"This was the last completed novel that Dickens wrote before he died and I believe it's his masterwork. It is also the great novel about London and all its strata of social types. Funny, complex, dark in places, it gives us a tantalising indication of what direction Dickens' writing might have taken had he lived longer." - William Boyd
Upon his death, an old miser leaves his fortune to his son, who at the time is away from the country, on condition that he marries Bella Wilfer, a woman he has never met. As he is presumed dead, the inheritance goes to Boffin, the miser's former servant, but John is in fact alive and intrigues himself into the life of the Boffins as secretary John Rokesmith. Through twists and turns, he wins Bella's love and marries her, finally revealing his true identity and taking possession of his father's fortune.


Short Stories

By Anton Chekhov

"Anton Chekhov is regarded as the greatest ever writer of short stories and the mature stories he wrote in the last decade of his life and unrivalled. Clear-eyed, wry, wise, very modern in spirit, Chekhov looks at the human condition in all its absurd tragi-comedy and refuses to judge. After Chekhov all short writing changed. His influenced is massive." - William Boyd
Regarded as the greatest author of short stories, Anton Chekhov changed the genre itself with his spare, impressionistic depictions of Russian life and the human condition. From characteristically brief, evocative early pieces ... to his best-known stories ... Chekhov’s short fiction possesses the transcendent power of art to awe and change the reader' - from Penguin Random House's edition of Selected Stories of Anton Chekhov (2000).


A Far Cry From Kensington

By Muriel Spark

"I love Muriel Spark's short, spiky novels, all distinguished by her unique comic tone of voice. A Far Cry is my particular favourite, and is surprisingly autobiographical, its protagonist being very similar to the young Muriel Spark herself. Funny, astringent, shrewd, her take on life is wonderfully bracing." - William Boyd
Inspired by her own experience as a literary editor in London, the book tells the story of Agnes (Nancy) Hawkins, an editor working for a failing publishing house. Looking back on her past, Nancy recalls her struggling days in South Kensington, losing her job and getting embroiled in a mysterious affair involving blackmail, anonymous letters, and worse...



By Evelyn Waugh

"I believe Evelyn Waugh's comic novels are his greatest achievements and Scoop is pre-eminent amongst the four or five classic comedies he wrote.
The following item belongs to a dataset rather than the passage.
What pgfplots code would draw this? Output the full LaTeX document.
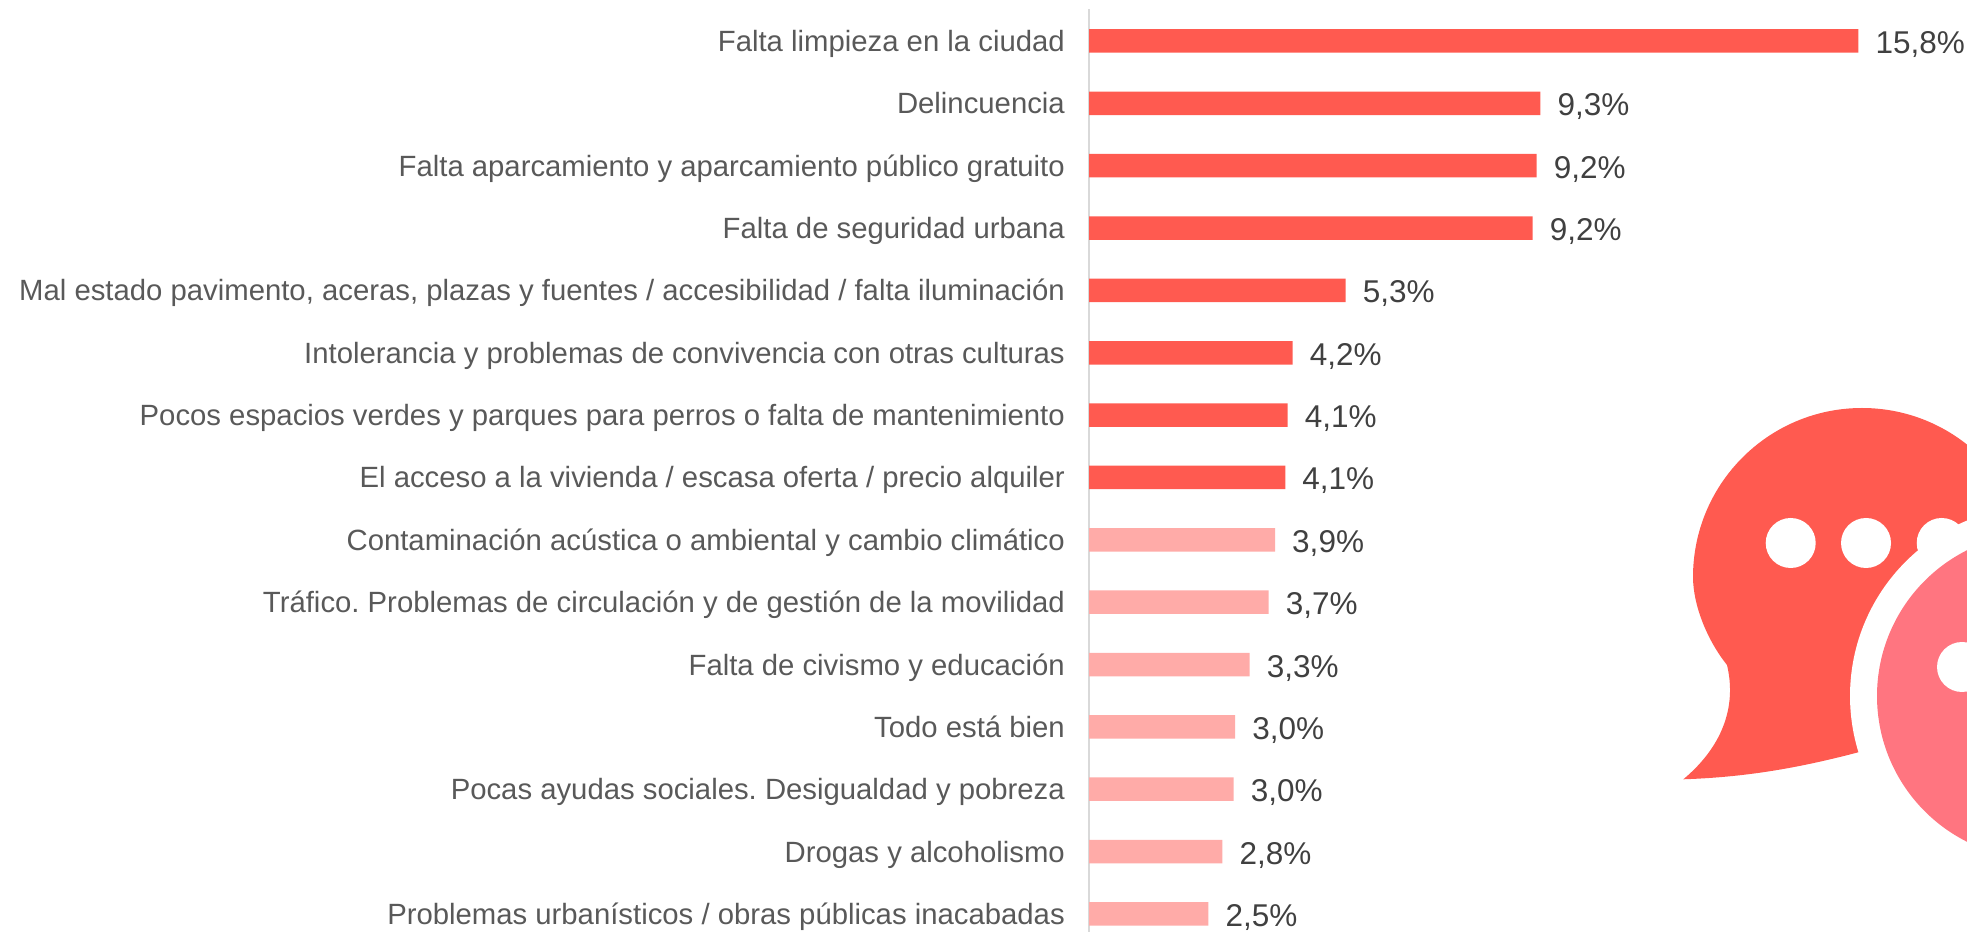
\documentclass[border=0pt]{standalone}
\usepackage{pgfplots}
\pgfplotsset{compat=1.18}
\usepackage{fontspec}
\setmainfont{Liberation Sans}
\definecolor{barred}{HTML}{FF5A50}
\definecolor{barlight}{HTML}{FFABA8}
\definecolor{logopink}{HTML}{FF7580}
\definecolor{cattext}{HTML}{595959}
\definecolor{valtext}{HTML}{404040}
\definecolor{axisgray}{HTML}{D9D9D9}
\begin{document}
\frenchspacing
\begin{tikzpicture}[x=1pt,y=1pt]
\useasboundingbox (0,0) rectangle (1967,932);
\begin{scope}
\clip (0,0) rectangle (1967,932);
% logo (coordinates: x, 932 - y)
\fill[barred] (1693,355) arc[start angle=180,end angle=0,radius=169]
  -- (1895,190)
  .. controls (1810,165) and (1750,155) .. (1683.3,152.7)
  .. controls (1722,185) and (1737,225) .. (1727,267)
  .. controls (1707,292) and (1693,327) .. (1693,355) -- cycle;
\fill[white] (1790.7,389) circle[radius=25];
\fill[white] (1866,389) circle[radius=25];
\fill[white] (1941.7,389) circle[radius=25];
\fill[white] (2040,236) circle[radius=190];
\fill[logopink] (2040,236) circle[radius=163];
\fill[white] (1962,265) circle[radius=25];
\end{scope}
\begin{axis}[
  at={(1089pt,0pt)}, anchor=south west,
  scale only axis, width=880pt, height=923pt,
  xmin=0, xmax=18.07,
  ymin=-0.513, ymax=14.29, y dir=reverse,
  axis x line=none,
  axis y line=left,
  y axis line style={-, draw=axisgray, line width=2.4pt},
  ytick={0,...,14},
  major tick length=0pt,
  yticklabels={
    Falta limpieza en la ciudad,
    Delincuencia,
    Falta aparcamiento y aparcamiento público gratuito,
    Falta de seguridad urbana,
    {Mal estado pavimento, aceras, plazas y fuentes / accesibilidad / falta iluminación},
    Intolerancia y problemas de convivencia con otras culturas,
    Pocos espacios verdes y parques para perros o falta de mantenimiento,
    El acceso a la vivienda / escasa oferta / precio alquiler,
    Contaminación acústica o ambiental y cambio climático,
    Tráfico. Problemas de circulación y de gestión de la movilidad,
    Falta de civismo y educación,
    Todo está bien,
    Pocas ayudas sociales. Desigualdad y pobreza,
    Drogas y alcoholismo,
    Problemas urbanísticos / obras públicas inacabadas},
  y tick label style={font=\fontsize{29.3}{34}\selectfont, text=cattext, text height=20pt, text depth=6pt, inner sep=0pt, xshift=-24pt, yshift=-3.5pt},
  xbar, bar shift=0pt, bar width=23.5pt,
  point meta=explicit symbolic,
  nodes near coords={\pgfplotspointmeta\%},
  every node near coord/.append style={font=\fontsize{31.5}{37}\selectfont, text=valtext, text height=22pt, text depth=7pt, inner sep=0pt, anchor=west, xshift=17pt, yshift=-5pt},
  clip=false,
]
\addplot[fill=barred, draw=none] table[x=v,y=p,meta=l,row sep=crcr] {
p v l\\
0 15.8 15,8\\
1 9.27 9,3\\
2 9.19 9,2\\
3 9.11 9,2\\
4 5.27 5,3\\
5 4.18 4,2\\
6 4.08 4,1\\
7 4.03 4,1\\
};
\addplot[fill=barlight, draw=none] table[x=v,y=p,meta=l,row sep=crcr] {
p v l\\
8 3.82 3,9\\
9 3.69 3,7\\
10 3.30 3,3\\
11 3.00 3,0\\
12 2.97 3,0\\
13 2.74 2,8\\
14 2.45 2,5\\
};
\end{axis}
\end{tikzpicture}
\end{document}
Scoop is an almost perfect comic novel set in the world of 1930s journalism, very funny, wickedly accurate and beautifully, economically written." - William Boyd
Lord Copper, newspaper magnate and proprietor of 'The Daily Beast', is convinced that he has found the perfect young reporter to cover the crisis in the African Republic of Ishmaelia. William Boot, a nature contributor to the newspaper, finds himself mistaken for his remote cousin and popular novelist and sent to East Africa to report on the war. In this comedy of mistaken identities, Waugh explores the frenzied pursuit of a good scoop at all costs.


Pale Fire

By Vladimir Nabokov

"This is a unique novel that could only have been written by Nabokov. It takes the form of a 999-line poem in rhyming couplets with the addition of a long 'learned' commentary on the meaning behind the verse. Don't be put off by the form - the style of writing is sheer aesthetic pleasure and it is also one of the funniest novels ever written." - William Boyd
'The American poet John Shade is dead; murdered. His last poem, Pale Fire, is put into a book, together with a preface, a lengthy commentary and notes by Shade's editor, Charles Kinbote. Known on campus as the 'Great Beaver', Kinbote is haughty, inquisitive, intolerant, but is he also mad, bad - and even dangerous? As his wildly eccentric annotations slide into the personal and the fantastical, Kinbote reveals perhaps more than he should.' From Penguin Classics' edition (2000).


Jungle Book

By Rudyard Kipling

Children's book. Mowgli is saved by Father Wolf and Mother Wolf from the clutches of the tiger Shere Khan. The Wolves rear the child as their own, but, as he grows up, he will have to learn to defend himself and, with the help of Bagheera the panther and Baloo the bear, will eventually face the fearsome Shere Khan.


Children's book. On an ordinary summer's afternoon, as she sits on the riverbank with her sister, Alice notices something quite odd: a talking white rabbit, clothed and holding a pocket watch, running past her. Curious, Alice follows him down a rabbit hole, and tumbles down into a strange world, full of even stranger characters.